Thursday 5 February 2015

Pau Gerez Alum: AUGUSTINISM FOR ILLITERATES IN ROMANESQUE ART

In the XI  and XI centuries, in the southeast France and northeast Spain there was a clear intention of providing to illiterate population –but not only this kind of public- a Christian moral system based on neoplatonic theories. These theories came from the lectures of Augustin from Hippo and Johannes Scotus Eirugena works inter alia. The moral system should guide medieval people behaviours and/or justify a status quo in a way that they should consider it as natural and without any alternative.
The way to bring this practical philosophy (ethic or moral) to people couldn’t be done through direct reading of Augustinian texts or their comments, not even through canons or priests explanations, even if they were secular, so that they were the closest to popular preaching. People hadn’t the necessary cognitive instruments, the basic education to access the theoretical concepts of this morality. Furthermore, even most of intermediaries (these canons or priests) didn’t have the necessary instruction to get it.
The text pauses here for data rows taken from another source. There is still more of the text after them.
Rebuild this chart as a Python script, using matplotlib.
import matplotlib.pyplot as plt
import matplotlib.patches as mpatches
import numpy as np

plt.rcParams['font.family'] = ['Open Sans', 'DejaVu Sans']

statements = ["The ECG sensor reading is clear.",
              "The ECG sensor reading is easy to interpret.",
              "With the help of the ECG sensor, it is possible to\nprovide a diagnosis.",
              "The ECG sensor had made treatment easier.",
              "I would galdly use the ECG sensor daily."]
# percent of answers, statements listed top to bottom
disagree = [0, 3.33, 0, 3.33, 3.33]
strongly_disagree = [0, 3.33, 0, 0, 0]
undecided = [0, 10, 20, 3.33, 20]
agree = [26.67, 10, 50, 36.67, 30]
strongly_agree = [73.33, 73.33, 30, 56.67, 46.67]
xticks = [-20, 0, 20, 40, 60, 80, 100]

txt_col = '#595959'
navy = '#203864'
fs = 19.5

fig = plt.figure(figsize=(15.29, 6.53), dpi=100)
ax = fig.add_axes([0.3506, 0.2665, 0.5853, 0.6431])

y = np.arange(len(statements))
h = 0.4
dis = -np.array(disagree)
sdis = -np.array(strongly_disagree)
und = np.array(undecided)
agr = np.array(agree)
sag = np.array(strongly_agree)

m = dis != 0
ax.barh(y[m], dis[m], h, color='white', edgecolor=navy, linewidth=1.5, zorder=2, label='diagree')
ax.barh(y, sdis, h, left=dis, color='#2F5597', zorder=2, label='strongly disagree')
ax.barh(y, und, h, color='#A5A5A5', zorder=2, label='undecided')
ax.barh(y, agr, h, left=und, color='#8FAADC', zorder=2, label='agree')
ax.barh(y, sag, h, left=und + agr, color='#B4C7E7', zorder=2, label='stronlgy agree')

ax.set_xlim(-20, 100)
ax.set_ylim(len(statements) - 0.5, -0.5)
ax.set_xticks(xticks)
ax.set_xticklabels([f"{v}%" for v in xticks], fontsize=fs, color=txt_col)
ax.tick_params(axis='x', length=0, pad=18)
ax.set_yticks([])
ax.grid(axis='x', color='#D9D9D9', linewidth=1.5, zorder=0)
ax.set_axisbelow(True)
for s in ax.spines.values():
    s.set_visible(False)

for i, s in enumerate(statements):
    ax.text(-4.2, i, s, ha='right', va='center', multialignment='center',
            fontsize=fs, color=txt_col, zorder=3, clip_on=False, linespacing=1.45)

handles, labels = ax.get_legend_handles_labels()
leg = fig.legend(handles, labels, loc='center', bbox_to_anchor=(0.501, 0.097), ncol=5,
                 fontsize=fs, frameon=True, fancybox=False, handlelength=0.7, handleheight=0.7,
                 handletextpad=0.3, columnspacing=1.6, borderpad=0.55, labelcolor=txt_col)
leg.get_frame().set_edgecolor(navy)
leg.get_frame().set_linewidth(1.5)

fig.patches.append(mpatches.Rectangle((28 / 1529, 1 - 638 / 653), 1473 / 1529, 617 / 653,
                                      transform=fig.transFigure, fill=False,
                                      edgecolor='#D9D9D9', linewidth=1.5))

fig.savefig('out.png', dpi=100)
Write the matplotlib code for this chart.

It was imposed, then, an aesthetic system close to people in order to assimilate the Augustinian theories based on the use of wall paintings, altar frontispieces, sculptures, set to religious musical theatre... as well as the incorporation of local pre-Christian elements in religious rituals.
We try to focus on very concrete aspects of Augustinian and other neoplatonic  thoughts –for example, the theology of light- and their moral and aesthetic value; on why and on how in those centuries in the above mentioned places.